Short problem -
Check every line below for the word "this" and copy the ones that have it.
# # # #
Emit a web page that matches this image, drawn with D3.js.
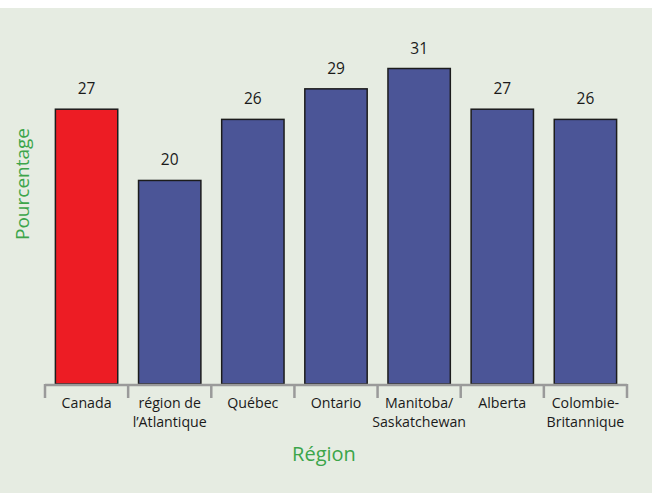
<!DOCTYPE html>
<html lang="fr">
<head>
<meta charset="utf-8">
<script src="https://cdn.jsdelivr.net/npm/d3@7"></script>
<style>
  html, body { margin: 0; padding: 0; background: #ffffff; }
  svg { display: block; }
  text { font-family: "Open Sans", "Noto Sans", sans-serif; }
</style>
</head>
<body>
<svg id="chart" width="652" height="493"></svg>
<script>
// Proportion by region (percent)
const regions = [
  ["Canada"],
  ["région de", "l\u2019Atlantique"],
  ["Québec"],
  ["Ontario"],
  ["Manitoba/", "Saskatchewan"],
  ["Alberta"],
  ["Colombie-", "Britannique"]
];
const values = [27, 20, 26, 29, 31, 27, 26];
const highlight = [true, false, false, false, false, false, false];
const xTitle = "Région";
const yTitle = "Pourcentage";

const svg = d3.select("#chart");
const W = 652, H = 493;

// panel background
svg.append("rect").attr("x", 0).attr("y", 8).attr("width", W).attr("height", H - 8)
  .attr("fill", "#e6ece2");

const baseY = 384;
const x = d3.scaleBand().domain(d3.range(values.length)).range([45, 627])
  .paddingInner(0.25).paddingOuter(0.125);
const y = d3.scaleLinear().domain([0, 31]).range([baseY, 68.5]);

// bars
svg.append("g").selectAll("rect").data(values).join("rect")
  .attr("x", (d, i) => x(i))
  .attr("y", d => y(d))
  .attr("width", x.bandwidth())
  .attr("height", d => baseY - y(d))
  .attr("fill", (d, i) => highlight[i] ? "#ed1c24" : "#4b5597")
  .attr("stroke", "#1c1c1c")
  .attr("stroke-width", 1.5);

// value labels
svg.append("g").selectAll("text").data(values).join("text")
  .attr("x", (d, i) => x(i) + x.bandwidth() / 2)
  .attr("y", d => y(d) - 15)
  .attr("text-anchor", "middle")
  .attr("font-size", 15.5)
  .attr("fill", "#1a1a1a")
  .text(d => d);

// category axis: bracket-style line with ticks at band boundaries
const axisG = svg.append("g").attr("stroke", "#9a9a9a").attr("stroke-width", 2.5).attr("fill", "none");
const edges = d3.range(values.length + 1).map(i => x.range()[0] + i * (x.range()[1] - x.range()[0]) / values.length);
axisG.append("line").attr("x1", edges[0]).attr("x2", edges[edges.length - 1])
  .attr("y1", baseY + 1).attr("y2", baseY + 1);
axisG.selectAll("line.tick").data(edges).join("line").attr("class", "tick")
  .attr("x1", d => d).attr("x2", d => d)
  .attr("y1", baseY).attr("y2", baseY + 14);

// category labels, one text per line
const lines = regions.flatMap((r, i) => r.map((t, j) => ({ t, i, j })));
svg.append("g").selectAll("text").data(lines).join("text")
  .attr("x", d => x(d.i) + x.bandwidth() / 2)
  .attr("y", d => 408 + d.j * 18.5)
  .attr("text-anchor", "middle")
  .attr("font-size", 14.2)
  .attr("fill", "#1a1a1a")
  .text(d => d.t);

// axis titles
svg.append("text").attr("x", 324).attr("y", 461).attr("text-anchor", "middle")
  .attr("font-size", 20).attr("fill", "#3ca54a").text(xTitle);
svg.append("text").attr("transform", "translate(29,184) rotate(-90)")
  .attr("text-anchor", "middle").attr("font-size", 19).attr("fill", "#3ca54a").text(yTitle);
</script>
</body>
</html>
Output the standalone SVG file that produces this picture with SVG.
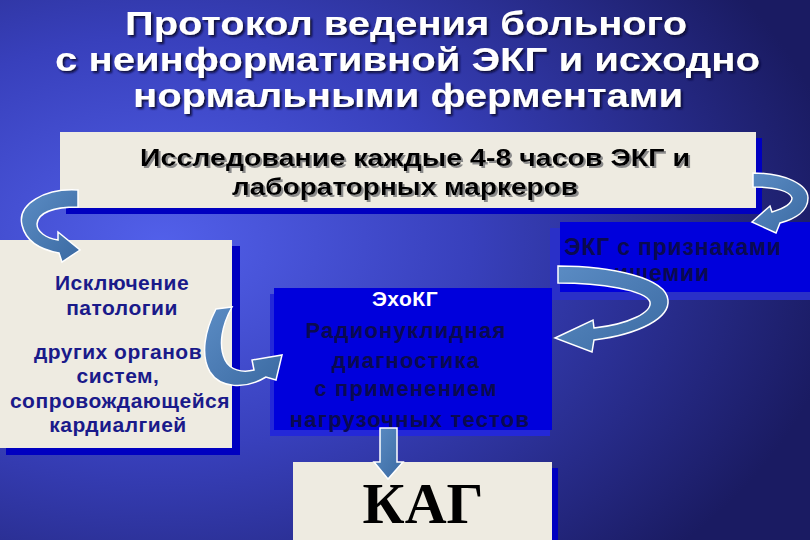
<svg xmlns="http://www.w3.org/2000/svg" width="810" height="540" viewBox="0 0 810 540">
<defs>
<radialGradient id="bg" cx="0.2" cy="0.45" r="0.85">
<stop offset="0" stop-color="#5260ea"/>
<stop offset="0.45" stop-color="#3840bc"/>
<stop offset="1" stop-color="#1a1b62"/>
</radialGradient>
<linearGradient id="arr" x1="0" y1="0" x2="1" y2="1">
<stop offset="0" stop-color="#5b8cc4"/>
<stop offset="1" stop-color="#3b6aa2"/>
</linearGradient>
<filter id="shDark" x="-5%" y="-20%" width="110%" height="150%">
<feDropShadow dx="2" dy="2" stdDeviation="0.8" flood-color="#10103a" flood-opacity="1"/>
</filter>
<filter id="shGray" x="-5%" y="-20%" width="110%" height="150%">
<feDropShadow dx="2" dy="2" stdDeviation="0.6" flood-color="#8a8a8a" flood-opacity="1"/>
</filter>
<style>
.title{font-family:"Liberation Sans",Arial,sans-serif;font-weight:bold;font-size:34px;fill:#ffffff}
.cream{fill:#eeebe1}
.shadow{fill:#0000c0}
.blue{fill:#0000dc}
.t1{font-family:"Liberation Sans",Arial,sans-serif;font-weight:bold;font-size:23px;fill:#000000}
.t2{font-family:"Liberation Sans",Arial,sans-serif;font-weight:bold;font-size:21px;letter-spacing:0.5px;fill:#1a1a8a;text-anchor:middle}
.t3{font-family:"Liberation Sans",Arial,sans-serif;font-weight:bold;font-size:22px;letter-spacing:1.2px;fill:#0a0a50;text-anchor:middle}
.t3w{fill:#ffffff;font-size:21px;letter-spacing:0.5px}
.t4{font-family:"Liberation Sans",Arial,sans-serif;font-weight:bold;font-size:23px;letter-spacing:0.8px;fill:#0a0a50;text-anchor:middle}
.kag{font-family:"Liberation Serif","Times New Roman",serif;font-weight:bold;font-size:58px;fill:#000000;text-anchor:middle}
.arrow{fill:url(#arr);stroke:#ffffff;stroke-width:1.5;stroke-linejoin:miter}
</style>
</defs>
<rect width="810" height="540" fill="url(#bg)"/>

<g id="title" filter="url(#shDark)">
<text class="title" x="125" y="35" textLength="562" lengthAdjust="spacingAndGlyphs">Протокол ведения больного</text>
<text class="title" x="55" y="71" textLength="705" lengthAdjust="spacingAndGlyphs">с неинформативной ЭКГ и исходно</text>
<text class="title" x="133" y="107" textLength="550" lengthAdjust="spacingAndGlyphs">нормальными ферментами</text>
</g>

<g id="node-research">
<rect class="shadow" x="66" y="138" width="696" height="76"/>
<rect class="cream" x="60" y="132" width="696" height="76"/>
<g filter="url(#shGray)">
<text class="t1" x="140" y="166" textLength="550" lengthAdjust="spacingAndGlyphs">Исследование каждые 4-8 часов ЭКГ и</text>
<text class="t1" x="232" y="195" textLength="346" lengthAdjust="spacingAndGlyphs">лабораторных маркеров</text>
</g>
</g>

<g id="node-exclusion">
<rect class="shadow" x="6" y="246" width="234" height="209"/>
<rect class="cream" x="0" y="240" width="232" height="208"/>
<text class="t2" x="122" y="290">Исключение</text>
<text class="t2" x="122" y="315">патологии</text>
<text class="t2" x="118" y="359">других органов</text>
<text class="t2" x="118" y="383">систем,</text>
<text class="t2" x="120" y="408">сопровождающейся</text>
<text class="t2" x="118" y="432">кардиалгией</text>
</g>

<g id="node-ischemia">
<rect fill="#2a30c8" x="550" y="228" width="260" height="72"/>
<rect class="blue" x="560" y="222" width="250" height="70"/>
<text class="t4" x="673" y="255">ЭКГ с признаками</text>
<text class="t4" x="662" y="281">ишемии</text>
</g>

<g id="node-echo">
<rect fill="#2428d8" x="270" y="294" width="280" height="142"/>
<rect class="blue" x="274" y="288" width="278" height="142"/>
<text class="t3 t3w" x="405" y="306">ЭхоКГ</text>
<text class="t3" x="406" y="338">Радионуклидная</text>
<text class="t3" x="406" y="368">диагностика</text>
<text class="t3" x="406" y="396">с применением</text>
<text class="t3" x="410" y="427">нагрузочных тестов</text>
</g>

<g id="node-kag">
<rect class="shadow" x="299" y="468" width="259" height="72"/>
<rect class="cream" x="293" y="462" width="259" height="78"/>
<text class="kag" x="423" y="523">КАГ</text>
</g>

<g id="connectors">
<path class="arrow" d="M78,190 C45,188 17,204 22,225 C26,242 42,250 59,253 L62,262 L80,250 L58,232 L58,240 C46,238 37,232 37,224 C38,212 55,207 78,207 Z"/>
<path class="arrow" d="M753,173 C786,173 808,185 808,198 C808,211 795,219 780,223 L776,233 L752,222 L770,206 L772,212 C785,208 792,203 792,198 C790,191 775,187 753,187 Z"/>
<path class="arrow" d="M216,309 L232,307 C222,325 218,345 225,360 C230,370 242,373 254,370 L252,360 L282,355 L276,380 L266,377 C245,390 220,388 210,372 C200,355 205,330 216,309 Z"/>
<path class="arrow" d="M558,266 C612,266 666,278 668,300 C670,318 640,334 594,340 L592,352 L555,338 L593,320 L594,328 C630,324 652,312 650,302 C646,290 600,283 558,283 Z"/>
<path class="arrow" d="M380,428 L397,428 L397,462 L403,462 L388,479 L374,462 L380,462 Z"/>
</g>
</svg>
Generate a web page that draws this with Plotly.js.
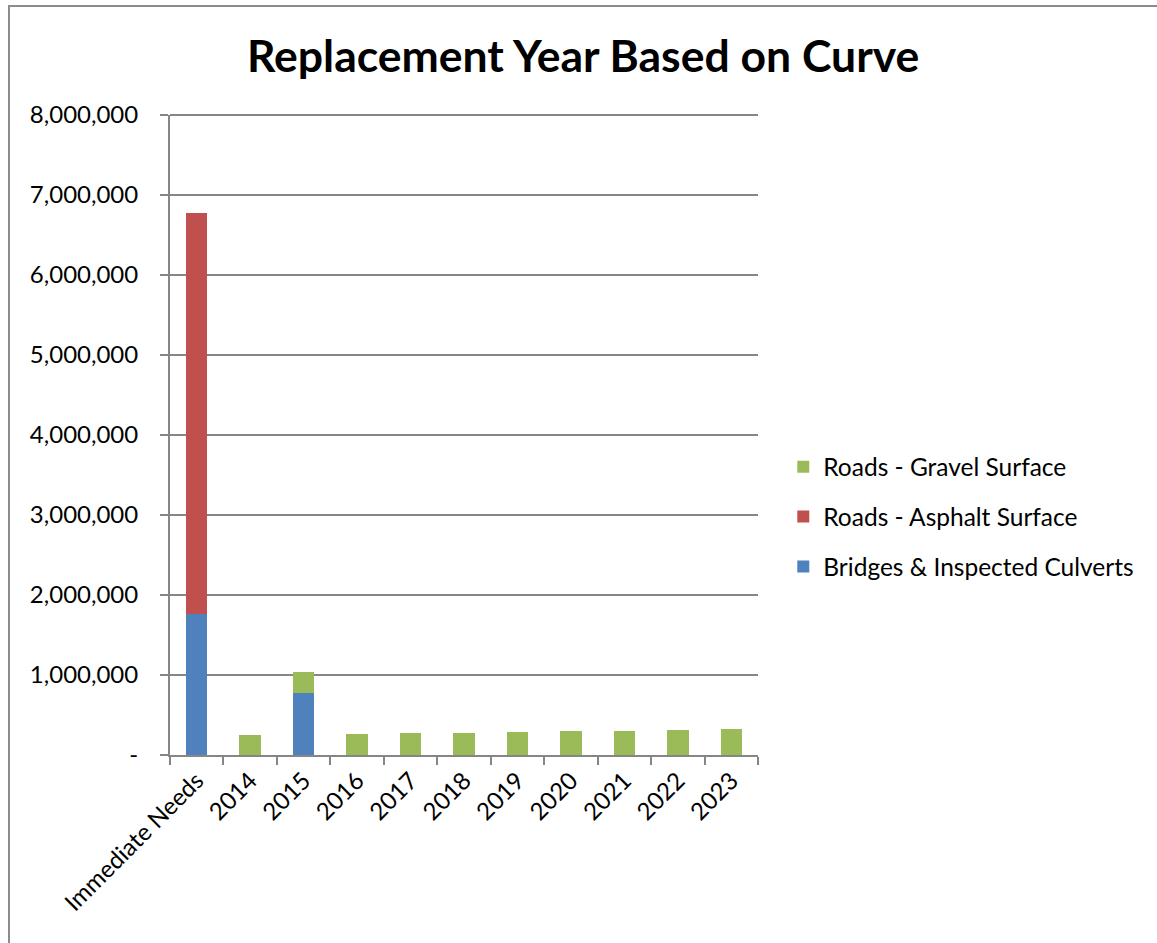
# # # #
Response -
Emit a web page that matches this image, drawn with D3.js.
Output the standalone SVG file that produces this picture with SVG.
Generate a web page that draws this with Plotly.js.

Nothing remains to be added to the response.